When Erin Knight, DPS ’27, returned from maternity leave to her corporate job in 2023, she found herself looking at her calendar with new eyes.
“Is it worth me handing my child off to someone else so I can go to work and attend this meeting?” she recalled. “It made me hyper-aware. Why are we meeting? What are we trying to get done?”
After more than 25 years working in product management, user experience, and technology, Knight was used to identifying inefficiencies. But this moment—paired with the meeting-heavy culture intensified by the COVID-19 pandemic—brought one problem sharply into focus. Meetings, she realized, were often poorly designed for the humans in them.
That insight now sits at the center of Knight’s work as both an entrepreneur building meeting-design startup Gatherwise and a student in the iSchool’s doctor of professional studies program in information management.
“I’m driven by recognizing, understanding human problems and then trying to use technology to solve them,” she said. “Meetings are meaningful to me because I’ve lived it.”
Knight grew up in Maine and “accidentally” began working in tech in 2000, shortly after graduating from Colby College with a degree in psychology. Her first job was with a direct mail company outside of New York City. “A week in, they walked me across to another building and said, ‘we want to introduce you to our new tech department,’” she said. “And so I kind of fell into it, working with companies doing early e-commerce.”
She later joined a Boston-based company acquired by Blackboard, one of the early learning management system providers. But the lack of attention to user experience left her disillusioned. “CIOs were buying it, but literally everyone actually using it was frustrated with it,” she said, referring to reactions from faculty and students.
Looking for people who prioritized understanding humans before designing for them, Knight found her way to the University of California, where she earned a masters degree in information management and systems in 2010. “I’m a serial iSchooler,” she laughed.
As online learning expanded, Knight became a key advocate for digital credentials, an idea that was taken up by Mozilla. She went on to lead the development of Open Badges, an early credentialing infrastructure. What began with 1,000 badges during the first year grew to tens of millions issued annually, bringing her national recognition and invitations to work on entrepreneurial projects with venture capitalists. But life took a different turn.

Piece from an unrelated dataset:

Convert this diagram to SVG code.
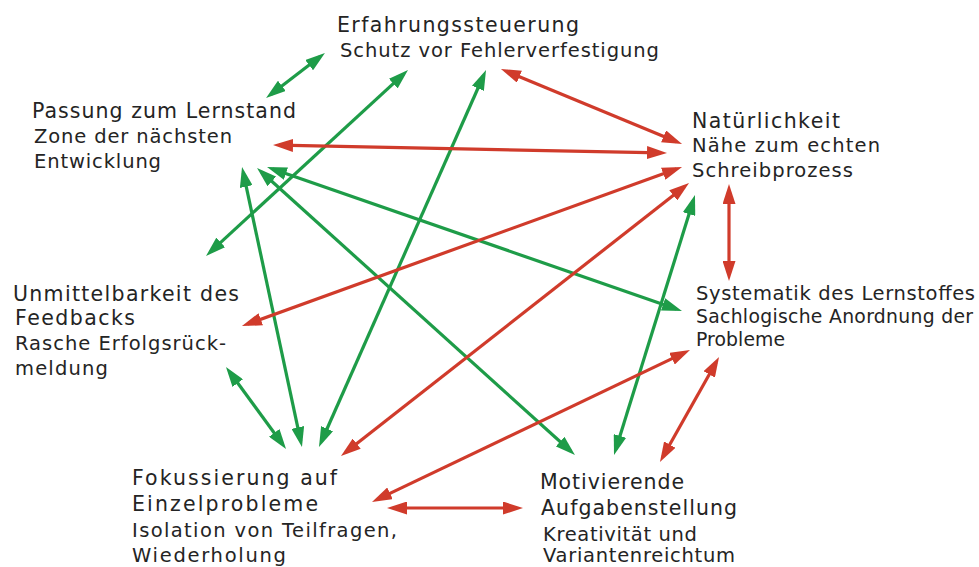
<svg xmlns="http://www.w3.org/2000/svg" width="979" height="567" viewBox="0 0 979 567">
<style>
text{font-family:"DejaVu Sans","Liberation Sans",sans-serif;fill:#242424}
.t{font-size:20.5px}
.s{font-size:19.5px}
.t2{font-size:19.5px}
.s2{font-size:18.8px}
.g{stroke:#1e9c48;stroke-width:3.2;fill:none;marker-start:url(#ag);marker-end:url(#ag)}
.r{stroke:#d03b2b;stroke-width:3.2;fill:none;marker-start:url(#ar);marker-end:url(#ar)}
</style>
<defs>
<marker id="ag" viewBox="0 0 20 13" refX="14" refY="6.5" markerWidth="20" markerHeight="13" markerUnits="userSpaceOnUse" orient="auto-start-reverse"><path d="M0,0 L20,6.5 L0,13 z" fill="#1e9c48"/></marker>
<marker id="ar" viewBox="0 0 20 13" refX="14" refY="6.5" markerWidth="20" markerHeight="13" markerUnits="userSpaceOnUse" orient="auto-start-reverse"><path d="M0,0 L20,6.5 L0,13 z" fill="#d03b2b"/></marker>
</defs>
<rect width="979" height="567" fill="#fff"/>
<g id="connectors">
<line class="g" x1="270.8" y1="94.4" x2="320.2" y2="56.6"/>
<line class="g" x1="210.4" y1="251.9" x2="403.6" y2="74.1"/>
<line class="g" x1="321.4" y1="441.5" x2="483.6" y2="75.5"/>
<line class="g" x1="243.3" y1="172.9" x2="300.7" y2="441.1"/>
<line class="g" x1="272.7" y1="169.0" x2="676.3" y2="309.0"/>
<line class="g" x1="261.5" y1="172.0" x2="570.5" y2="451.0"/>
<line class="g" x1="615.8" y1="449.3" x2="693.2" y2="200.7"/>
<line class="g" x1="229.5" y1="371.8" x2="282.5" y2="444.2"/>
<line class="r" x1="506.5" y1="71.3" x2="676.5" y2="141.7"/>
<line class="r" x1="279" y1="145.1" x2="661" y2="152.9"/>
<line class="r" x1="247.6" y1="324.0" x2="676.4" y2="169.0"/>
<line class="r" x1="345.7" y1="452.3" x2="684.3" y2="186.7"/>
<line class="r" x1="729" y1="190" x2="729" y2="275"/>
<line class="r" x1="377.4" y1="499.4" x2="684.6" y2="352.6"/>
<line class="r" x1="393" y1="508" x2="517" y2="508"/>
<line class="r" x1="662.9" y1="456.8" x2="716.1" y2="362.2"/>
</g>
<g id="erfahrung">
<text class="t" x="337" y="32" textLength="242" lengthAdjust="spacing">Erfahrungssteuerung</text>
<text class="s" x="340" y="57" textLength="319" lengthAdjust="spacing">Schutz vor Fehlerverfestigung</text>
</g>
<g id="passung">
<text class="t" x="32" y="118" textLength="264" lengthAdjust="spacing">Passung zum Lernstand</text>
<text class="s" x="34" y="143" textLength="198" lengthAdjust="spacing">Zone der nächsten</text>
<text class="s" x="34" y="168" textLength="127" lengthAdjust="spacing">Entwicklung</text>
</g>
<g id="natuerlichkeit">
<text class="t" x="692" y="128" textLength="148" lengthAdjust="spacing">Natürlichkeit</text>
<text class="s" x="692" y="152" textLength="188" lengthAdjust="spacing">Nähe zum echten</text>
<text class="s" x="692" y="177" textLength="161" lengthAdjust="spacing">Schreibprozess</text>
</g>
<g id="unmittelbarkeit">
<text class="t" x="13" y="301" textLength="226" lengthAdjust="spacing">Unmittelbarkeit des</text>
<text class="t" x="15" y="325" textLength="120" lengthAdjust="spacing">Feedbacks</text>
<text class="s" x="15" y="350" textLength="211" lengthAdjust="spacing">Rasche Erfolgsrück-</text>
<text class="s" x="15" y="375" textLength="93" lengthAdjust="spacing">meldung</text>
</g>
<g id="systematik">
<text class="t2" x="696" y="300" textLength="279" lengthAdjust="spacing">Systematik des Lernstoffes</text>
<text class="s2" x="696" y="323" textLength="277" lengthAdjust="spacing">Sachlogische Anordnung der</text>
<text class="s2" x="696" y="346" textLength="89" lengthAdjust="spacing">Probleme</text>
</g>
<g id="fokussierung">
<text class="t" x="132" y="485" textLength="205" lengthAdjust="spacing">Fokussierung auf</text>
<text class="t" x="132" y="511" textLength="186" lengthAdjust="spacing">Einzelprobleme</text>
<text class="s" x="132" y="537" textLength="265" lengthAdjust="spacing">Isolation von Teilfragen,</text>
<text class="s" x="132" y="562" textLength="154" lengthAdjust="spacing">Wiederholung</text>
</g>
<g id="motivierende">
<text class="t" x="540" y="489" textLength="144" lengthAdjust="spacing">Motivierende</text>
<text class="t" x="541" y="515" textLength="196" lengthAdjust="spacing">Aufgabenstellung</text>
<text class="s" x="543" y="541" textLength="154" lengthAdjust="spacing">Kreativität und</text>
<text class="s" x="543" y="562" textLength="192" lengthAdjust="spacing">Variantenreichtum</text>
</g>
</svg>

In 2015, Knight’s husband passed away suddenly, leaving her to raise two young children in Maine. She joined WEX, where she spent seven years rising rapidly through the organization—from updating websites to head of product of the fleet division and leading an internal startup—but corporate culture never felt like a long-term fit. “I felt that pull back into entrepreneurship,” she said.
That pull became undeniable after returning from maternity leave with her third child with her second husband. Her experience navigating meeting-heavy, committee-driven environments directly inspired Gatherwise, the startup she founded in 2024.
Gatherwise offers evidence-based meeting facilitation designed to ensure meetings have a clear purpose and real-time support. “This is a human choreography problem,” Knight said. “I wanted to build from what’s already known about human dynamics and make that the differentiator.”
That desire led her to the Syracuse iSchool. “I was excited to find that meeting science already existed,” she said. Through the DPS program, Knight is deepening her research while bridging the gap between academic knowledge and everyday workplace practice.
Now in the seed stage, Gatherwise has a team of five and about 100 customers, and it has raised $250,000. The company was recently accepted into the Founder Residency program at Northeastern University’s Roux Institute.
Looking ahead, Knight plans to continue blending research, entrepreneurship, and leadership. “I love zero to one,” she said. “But I also love building teams and culture and working with empowered people to figure things out together.”
Through her work, she hopes meetings will be more intentional—so participants no longer have to wonder whether their time is being spent well.